[Records with drawing code]
>>>>>
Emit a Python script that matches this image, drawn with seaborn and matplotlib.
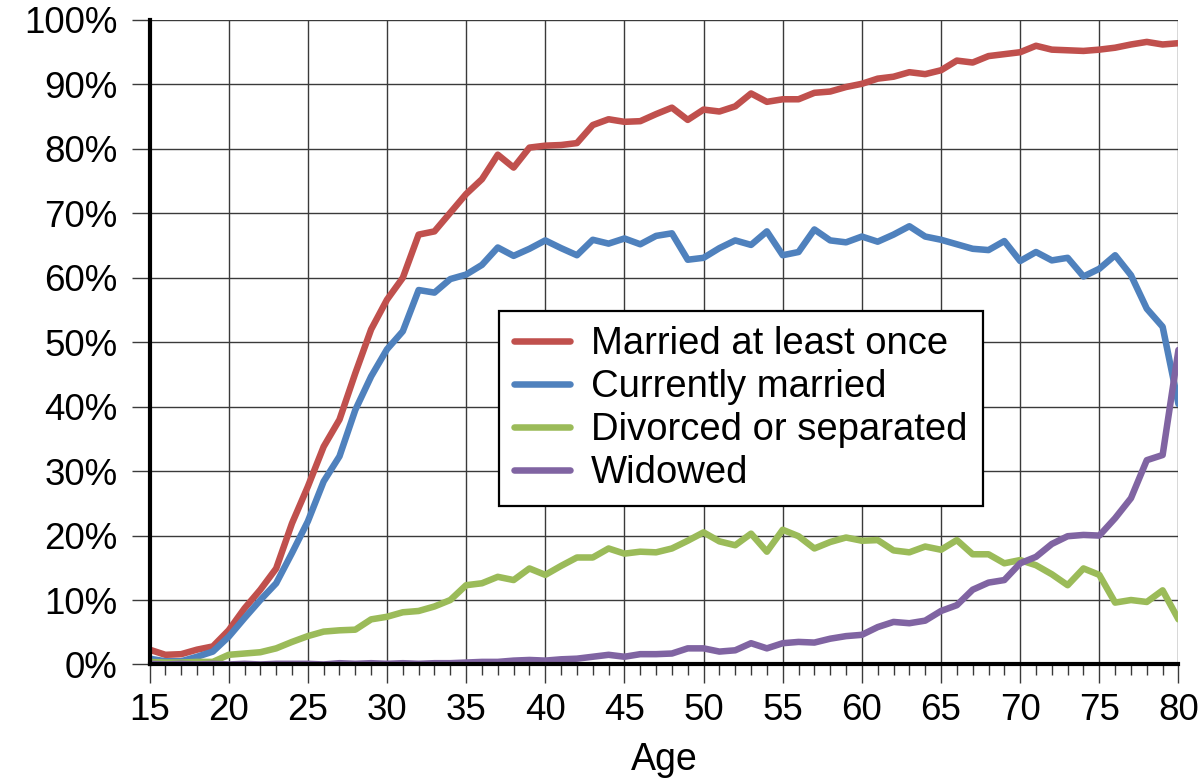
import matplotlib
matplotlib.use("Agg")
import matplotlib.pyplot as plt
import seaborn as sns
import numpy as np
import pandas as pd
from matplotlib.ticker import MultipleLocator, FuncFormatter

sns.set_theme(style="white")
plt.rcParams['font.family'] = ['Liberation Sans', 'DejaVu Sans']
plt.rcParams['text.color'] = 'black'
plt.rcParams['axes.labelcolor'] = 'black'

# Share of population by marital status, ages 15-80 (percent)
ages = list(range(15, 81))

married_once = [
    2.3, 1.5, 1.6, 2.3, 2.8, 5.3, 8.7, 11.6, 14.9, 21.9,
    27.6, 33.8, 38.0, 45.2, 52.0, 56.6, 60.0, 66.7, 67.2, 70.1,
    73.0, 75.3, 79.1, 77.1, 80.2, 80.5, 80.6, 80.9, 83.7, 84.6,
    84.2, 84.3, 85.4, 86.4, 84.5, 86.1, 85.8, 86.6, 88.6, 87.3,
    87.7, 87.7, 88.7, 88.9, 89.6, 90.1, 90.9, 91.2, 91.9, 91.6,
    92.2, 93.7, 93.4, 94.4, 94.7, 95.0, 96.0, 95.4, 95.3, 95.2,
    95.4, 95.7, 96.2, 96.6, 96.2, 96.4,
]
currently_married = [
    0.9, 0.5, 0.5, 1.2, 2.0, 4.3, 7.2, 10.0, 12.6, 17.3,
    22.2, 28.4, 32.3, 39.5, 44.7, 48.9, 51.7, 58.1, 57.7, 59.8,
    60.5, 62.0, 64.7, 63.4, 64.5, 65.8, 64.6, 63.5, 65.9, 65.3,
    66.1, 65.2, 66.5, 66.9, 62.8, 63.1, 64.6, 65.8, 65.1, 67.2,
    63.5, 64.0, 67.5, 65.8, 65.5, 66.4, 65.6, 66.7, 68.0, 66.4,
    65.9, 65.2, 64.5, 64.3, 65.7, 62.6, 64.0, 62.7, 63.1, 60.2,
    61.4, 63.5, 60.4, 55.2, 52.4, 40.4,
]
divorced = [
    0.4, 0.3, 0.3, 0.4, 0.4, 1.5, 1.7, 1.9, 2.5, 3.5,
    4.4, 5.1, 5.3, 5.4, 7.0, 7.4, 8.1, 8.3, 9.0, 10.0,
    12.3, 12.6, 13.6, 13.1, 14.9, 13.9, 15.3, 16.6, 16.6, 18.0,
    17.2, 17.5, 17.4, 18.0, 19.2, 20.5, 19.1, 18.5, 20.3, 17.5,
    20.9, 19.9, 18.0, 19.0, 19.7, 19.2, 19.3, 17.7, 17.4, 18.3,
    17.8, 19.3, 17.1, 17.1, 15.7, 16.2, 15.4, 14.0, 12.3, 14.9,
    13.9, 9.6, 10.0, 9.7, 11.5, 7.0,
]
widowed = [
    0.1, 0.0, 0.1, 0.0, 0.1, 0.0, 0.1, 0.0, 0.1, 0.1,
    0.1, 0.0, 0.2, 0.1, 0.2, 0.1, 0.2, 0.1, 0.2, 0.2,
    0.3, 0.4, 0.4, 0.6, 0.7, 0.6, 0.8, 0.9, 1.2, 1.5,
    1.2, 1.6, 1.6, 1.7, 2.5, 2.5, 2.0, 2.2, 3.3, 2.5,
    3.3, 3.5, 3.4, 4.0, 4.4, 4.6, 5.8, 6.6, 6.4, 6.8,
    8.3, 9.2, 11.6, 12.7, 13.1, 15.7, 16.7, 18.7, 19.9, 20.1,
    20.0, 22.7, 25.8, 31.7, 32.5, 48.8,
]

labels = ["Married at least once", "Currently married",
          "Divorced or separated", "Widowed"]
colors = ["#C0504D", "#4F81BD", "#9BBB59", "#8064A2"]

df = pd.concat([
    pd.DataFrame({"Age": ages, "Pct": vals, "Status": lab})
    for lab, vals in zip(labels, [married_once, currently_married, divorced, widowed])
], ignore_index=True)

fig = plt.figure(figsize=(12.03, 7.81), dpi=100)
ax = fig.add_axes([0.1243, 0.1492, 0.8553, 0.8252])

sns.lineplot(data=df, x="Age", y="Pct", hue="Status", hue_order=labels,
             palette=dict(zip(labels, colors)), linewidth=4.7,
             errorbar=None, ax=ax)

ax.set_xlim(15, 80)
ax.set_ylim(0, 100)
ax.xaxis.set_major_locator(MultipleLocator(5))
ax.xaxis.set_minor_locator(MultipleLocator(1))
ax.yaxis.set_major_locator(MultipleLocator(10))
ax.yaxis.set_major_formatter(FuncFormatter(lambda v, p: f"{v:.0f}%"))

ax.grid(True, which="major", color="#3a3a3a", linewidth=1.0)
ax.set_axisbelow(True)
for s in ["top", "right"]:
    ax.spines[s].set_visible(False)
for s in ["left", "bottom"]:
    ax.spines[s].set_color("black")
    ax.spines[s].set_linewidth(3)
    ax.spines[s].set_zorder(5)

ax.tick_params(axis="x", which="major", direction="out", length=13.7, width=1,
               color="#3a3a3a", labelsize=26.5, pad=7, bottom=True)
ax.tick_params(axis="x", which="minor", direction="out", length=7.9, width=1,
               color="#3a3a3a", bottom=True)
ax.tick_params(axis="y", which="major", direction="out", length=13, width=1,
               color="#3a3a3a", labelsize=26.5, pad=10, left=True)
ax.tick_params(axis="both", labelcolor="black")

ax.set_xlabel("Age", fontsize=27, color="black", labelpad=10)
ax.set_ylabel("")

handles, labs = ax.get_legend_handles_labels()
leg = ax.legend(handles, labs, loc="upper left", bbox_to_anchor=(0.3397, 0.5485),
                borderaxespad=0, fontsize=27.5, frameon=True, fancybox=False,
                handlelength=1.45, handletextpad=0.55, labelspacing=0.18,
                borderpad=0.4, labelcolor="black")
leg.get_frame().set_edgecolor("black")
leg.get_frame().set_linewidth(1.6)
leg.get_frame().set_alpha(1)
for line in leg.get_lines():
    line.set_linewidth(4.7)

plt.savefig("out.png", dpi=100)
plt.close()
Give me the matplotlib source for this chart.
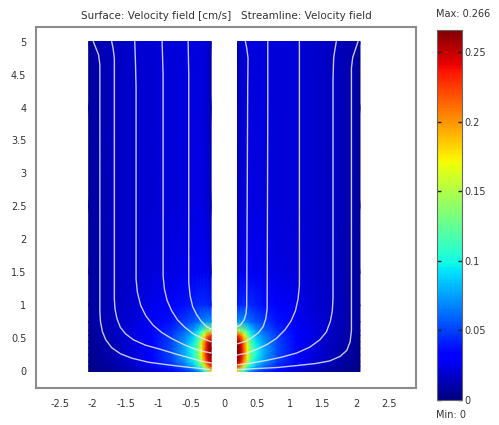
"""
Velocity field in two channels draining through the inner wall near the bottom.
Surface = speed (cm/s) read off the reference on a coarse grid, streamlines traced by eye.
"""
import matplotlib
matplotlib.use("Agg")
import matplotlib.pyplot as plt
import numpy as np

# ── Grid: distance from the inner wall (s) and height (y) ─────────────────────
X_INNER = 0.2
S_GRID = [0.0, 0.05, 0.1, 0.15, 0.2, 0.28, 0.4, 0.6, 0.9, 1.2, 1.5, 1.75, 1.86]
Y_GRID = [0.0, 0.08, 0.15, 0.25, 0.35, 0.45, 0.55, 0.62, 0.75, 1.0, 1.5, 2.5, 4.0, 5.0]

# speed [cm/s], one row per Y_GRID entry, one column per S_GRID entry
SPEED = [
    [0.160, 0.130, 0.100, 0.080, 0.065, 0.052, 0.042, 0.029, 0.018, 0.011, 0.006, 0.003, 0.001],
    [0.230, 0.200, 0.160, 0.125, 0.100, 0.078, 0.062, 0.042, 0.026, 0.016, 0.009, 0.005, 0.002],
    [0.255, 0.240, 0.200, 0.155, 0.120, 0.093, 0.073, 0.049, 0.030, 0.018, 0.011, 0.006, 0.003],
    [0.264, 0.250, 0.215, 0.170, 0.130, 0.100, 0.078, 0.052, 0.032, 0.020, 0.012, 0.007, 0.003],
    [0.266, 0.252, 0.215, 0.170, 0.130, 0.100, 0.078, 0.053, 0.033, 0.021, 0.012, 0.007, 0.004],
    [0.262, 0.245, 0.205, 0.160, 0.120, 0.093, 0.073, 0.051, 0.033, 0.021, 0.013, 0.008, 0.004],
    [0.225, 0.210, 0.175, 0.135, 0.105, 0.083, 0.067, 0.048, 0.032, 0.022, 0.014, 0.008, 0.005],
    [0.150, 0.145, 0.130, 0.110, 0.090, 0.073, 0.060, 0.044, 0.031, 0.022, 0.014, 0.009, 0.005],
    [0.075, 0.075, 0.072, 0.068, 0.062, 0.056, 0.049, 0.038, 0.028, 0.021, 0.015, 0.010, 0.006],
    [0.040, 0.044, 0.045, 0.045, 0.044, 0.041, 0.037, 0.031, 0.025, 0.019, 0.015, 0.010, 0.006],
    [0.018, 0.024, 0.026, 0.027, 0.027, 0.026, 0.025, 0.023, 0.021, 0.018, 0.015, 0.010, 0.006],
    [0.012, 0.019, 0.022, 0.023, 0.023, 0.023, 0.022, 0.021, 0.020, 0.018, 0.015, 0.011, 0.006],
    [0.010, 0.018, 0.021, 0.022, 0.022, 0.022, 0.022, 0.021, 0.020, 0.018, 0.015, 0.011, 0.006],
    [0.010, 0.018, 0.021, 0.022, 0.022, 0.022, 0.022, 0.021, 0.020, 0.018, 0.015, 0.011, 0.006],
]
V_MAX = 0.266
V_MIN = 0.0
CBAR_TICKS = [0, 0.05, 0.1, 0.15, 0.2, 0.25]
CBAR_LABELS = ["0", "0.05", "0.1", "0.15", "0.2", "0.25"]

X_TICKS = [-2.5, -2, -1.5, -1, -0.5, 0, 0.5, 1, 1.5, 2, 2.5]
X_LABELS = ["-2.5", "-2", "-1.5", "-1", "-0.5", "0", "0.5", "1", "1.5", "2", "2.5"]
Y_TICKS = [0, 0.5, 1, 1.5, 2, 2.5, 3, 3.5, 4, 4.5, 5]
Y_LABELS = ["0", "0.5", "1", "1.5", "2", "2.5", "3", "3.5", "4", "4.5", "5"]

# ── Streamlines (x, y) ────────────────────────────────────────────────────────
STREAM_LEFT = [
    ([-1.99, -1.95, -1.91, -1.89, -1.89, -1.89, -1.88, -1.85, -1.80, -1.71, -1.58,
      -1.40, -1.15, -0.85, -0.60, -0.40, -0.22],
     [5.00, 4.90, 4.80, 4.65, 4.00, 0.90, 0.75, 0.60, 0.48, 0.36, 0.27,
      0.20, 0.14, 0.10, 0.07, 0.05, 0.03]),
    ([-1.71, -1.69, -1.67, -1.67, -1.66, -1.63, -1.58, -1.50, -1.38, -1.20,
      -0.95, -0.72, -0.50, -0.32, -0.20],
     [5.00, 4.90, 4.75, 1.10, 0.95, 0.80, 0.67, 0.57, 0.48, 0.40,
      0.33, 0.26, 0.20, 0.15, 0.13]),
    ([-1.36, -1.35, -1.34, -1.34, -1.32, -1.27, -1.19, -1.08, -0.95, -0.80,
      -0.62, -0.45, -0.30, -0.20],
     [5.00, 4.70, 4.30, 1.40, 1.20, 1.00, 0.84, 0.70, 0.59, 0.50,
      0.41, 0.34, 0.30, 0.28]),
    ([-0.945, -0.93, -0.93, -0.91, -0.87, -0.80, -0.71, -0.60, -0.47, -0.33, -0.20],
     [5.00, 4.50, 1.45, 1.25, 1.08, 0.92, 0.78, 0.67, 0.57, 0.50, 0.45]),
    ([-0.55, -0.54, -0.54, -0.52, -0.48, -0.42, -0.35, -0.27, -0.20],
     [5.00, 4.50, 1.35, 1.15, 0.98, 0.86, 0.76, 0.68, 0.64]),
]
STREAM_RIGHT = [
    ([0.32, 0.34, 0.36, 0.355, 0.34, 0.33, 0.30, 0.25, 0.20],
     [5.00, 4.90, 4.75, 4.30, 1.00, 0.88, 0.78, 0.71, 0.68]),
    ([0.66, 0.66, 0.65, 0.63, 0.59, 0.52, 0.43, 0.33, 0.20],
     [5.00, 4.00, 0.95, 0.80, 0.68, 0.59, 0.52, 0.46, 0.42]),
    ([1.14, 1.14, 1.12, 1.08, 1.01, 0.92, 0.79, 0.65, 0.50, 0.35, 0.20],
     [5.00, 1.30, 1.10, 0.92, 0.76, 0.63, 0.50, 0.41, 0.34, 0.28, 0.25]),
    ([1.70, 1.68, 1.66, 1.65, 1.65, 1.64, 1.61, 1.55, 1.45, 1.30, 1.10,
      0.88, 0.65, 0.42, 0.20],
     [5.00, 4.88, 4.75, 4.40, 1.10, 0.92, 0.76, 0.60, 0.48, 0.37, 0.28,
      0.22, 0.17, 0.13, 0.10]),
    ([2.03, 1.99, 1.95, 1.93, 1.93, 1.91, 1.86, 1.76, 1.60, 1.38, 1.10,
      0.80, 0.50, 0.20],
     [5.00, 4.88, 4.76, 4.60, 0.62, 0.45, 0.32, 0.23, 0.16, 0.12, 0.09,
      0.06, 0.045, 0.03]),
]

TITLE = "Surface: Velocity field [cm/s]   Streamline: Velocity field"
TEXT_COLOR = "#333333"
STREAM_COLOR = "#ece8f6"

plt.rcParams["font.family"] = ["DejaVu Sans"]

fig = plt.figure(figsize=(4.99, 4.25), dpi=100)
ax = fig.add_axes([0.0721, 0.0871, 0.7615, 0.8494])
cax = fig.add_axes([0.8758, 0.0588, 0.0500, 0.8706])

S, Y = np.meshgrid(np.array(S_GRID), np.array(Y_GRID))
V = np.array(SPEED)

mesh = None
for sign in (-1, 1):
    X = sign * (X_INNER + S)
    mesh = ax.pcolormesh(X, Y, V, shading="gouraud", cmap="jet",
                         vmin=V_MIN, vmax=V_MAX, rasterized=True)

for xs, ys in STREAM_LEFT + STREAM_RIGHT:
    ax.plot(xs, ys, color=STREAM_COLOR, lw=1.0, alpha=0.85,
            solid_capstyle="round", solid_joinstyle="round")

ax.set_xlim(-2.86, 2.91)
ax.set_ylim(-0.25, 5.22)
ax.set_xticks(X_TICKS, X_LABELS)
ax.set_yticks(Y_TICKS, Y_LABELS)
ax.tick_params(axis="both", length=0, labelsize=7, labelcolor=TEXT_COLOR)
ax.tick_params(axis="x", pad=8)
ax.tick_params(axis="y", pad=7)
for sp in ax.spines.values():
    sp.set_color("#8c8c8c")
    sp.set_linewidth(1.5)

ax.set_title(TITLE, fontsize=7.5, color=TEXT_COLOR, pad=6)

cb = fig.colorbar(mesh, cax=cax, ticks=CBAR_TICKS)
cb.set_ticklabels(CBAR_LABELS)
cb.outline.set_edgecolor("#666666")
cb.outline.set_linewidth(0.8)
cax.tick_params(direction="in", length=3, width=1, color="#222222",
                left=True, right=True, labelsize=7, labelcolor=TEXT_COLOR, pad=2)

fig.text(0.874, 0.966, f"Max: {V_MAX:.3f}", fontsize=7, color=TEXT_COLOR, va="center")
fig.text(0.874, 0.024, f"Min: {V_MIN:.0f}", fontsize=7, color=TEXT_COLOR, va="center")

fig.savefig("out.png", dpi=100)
<<<<<
## REQUIREMENTS
Repeat the lines from where the entries begin to the line with "ages = list(range(15, 81))", both included. Any picture is left out.

## EXERCISE SOLUTION
Emit a Python script that matches this image, drawn with seaborn and matplotlib.
import matplotlib
matplotlib.use("Agg")
import matplotlib.pyplot as plt
import seaborn as sns
import numpy as np
import pandas as pd
from matplotlib.ticker import MultipleLocator, FuncFormatter

sns.set_theme(style="white")
plt.rcParams['font.family'] = ['Liberation Sans', 'DejaVu Sans']
plt.rcParams['text.color'] = 'black'
plt.rcParams['axes.labelcolor'] = 'black'

# Share of population by marital status, ages 15-80 (percent)
ages = list(range(15, 81))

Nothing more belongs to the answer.